*Requirements:*
Tally the lines that include "matplotlib". Output the number only.

*Data block:*
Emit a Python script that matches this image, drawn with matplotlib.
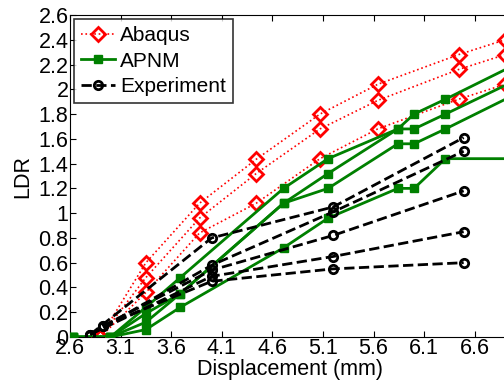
import matplotlib
matplotlib.use('Agg')
import matplotlib.pyplot as plt
import numpy as np

plt.rcParams['font.family'] = ['Liberation Sans', 'DejaVu Sans']
plt.rcParams['font.size'] = 15.5

# Abaqus (red, dotted, diamonds)
abaqus_x = [2.9, 3.35, 3.88, 4.44, 5.07, 5.64, 6.44, 6.9]
abaqus_y = [
    [0.0, 0.60, 1.08, 1.435, 1.80, 2.04, 2.28, 2.40],
    [0.0, 0.48, 0.96, 1.32, 1.68, 1.91, 2.16, 2.28],
    [0.0, 0.36, 0.84, 1.08, 1.44, 1.68, 1.92, 2.04],
]

# APNM (green, solid, squares); last point lies past the right edge
apnm_x = [2.63, 3.0, 3.35, 3.69, 4.71, 5.15, 5.84, 6.0, 6.31, 7.1]
apnm_y = [
    [0.0, 0.0, 0.24, 0.48, 1.20, 1.44, 1.68, 1.80, 1.92, 2.24],
    [0.0, 0.0, 0.19, 0.35, 1.08, 1.32, 1.68, 1.68, 1.80, 2.11],
    [0.0, 0.0, 0.12, 0.35, 1.08, 1.20, 1.56, 1.56, 1.68, 2.00],
    [0.0, 0.0, 0.06, 0.24, 0.72, 0.96, 1.20, 1.20, 1.44, 1.44],
]

# Experiment (black, dashed, circles)
exp_x = [
    [2.8, 4.0, 5.2, 6.49],
    [2.8, 4.0, 5.2, 6.49],
    [2.93, 4.0, 5.2, 6.49],
    [2.8, 4.0, 5.2, 6.49],
    [2.93, 4.0, 5.2, 6.49],
]
exp_y = [
    [0.02, 0.80, 1.05, 1.61],
    [0.02, 0.58, 1.01, 1.50],
    [0.09, 0.54, 0.82, 1.18],
    [0.02, 0.49, 0.65, 0.85],
    [0.09, 0.45, 0.55, 0.60],
]

xtick_vals = [2.6, 3.1, 3.6, 4.1, 4.6, 5.1, 5.6, 6.1, 6.6]
ytick_vals = [0, 0.2, 0.4, 0.6, 0.8, 1, 1.2, 1.4, 1.6, 1.8, 2, 2.2, 2.4, 2.6]

fig = plt.figure(figsize=(5.04, 3.88), dpi=100)
ax = fig.add_axes([70/504., 51/388., 440/504., 322/388.])

for i, ys in enumerate(abaqus_y):
    ax.plot(abaqus_x, ys, ':', color='red', linewidth=1.2, marker='D', markersize=7,
            markerfacecolor='none', markeredgecolor='red', markeredgewidth=2,
            label='Abaqus' if i == 0 else None, zorder=3)

for i, ys in enumerate(apnm_y):
    ax.plot(apnm_x, ys, '-', color='#008000', linewidth=2, marker='s', markersize=6,
            markerfacecolor='#008000', markeredgecolor='#008000',
            label='APNM' if i == 0 else None, zorder=4)

for i, (xs, ys) in enumerate(zip(exp_x, exp_y)):
    ax.plot(xs, ys, '--', color='black', linewidth=2, marker='o', markersize=6,
            markerfacecolor='none', markeredgecolor='black', markeredgewidth=2,
            label='Experiment' if i == 0 else None, zorder=5)

ax.set_xlim(2.6, 2.6 + 440 / 101.2)
ax.set_ylim(0, 2.6)
ax.set_xticks(xtick_vals)
ax.set_xticklabels(['%.1f' % v for v in xtick_vals])
ax.set_yticks(ytick_vals)
ax.set_yticklabels(['%g' % v for v in ytick_vals])
ax.tick_params(direction='in', top=True, right=True, length=4, pad=1)
ax.set_xlabel('Displacement (mm)', labelpad=0)
ax.set_ylabel('LDR', labelpad=4)

leg = ax.legend(loc='upper left', fontsize=15, frameon=True, fancybox=False,
                edgecolor='black', handlelength=1.6, borderaxespad=0.2,
                labelspacing=0.3, borderpad=0.35, handletextpad=0.25)
leg.get_frame().set_linewidth(1.2)

plt.savefig('out.png', dpi=100)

*Response to the task:*
4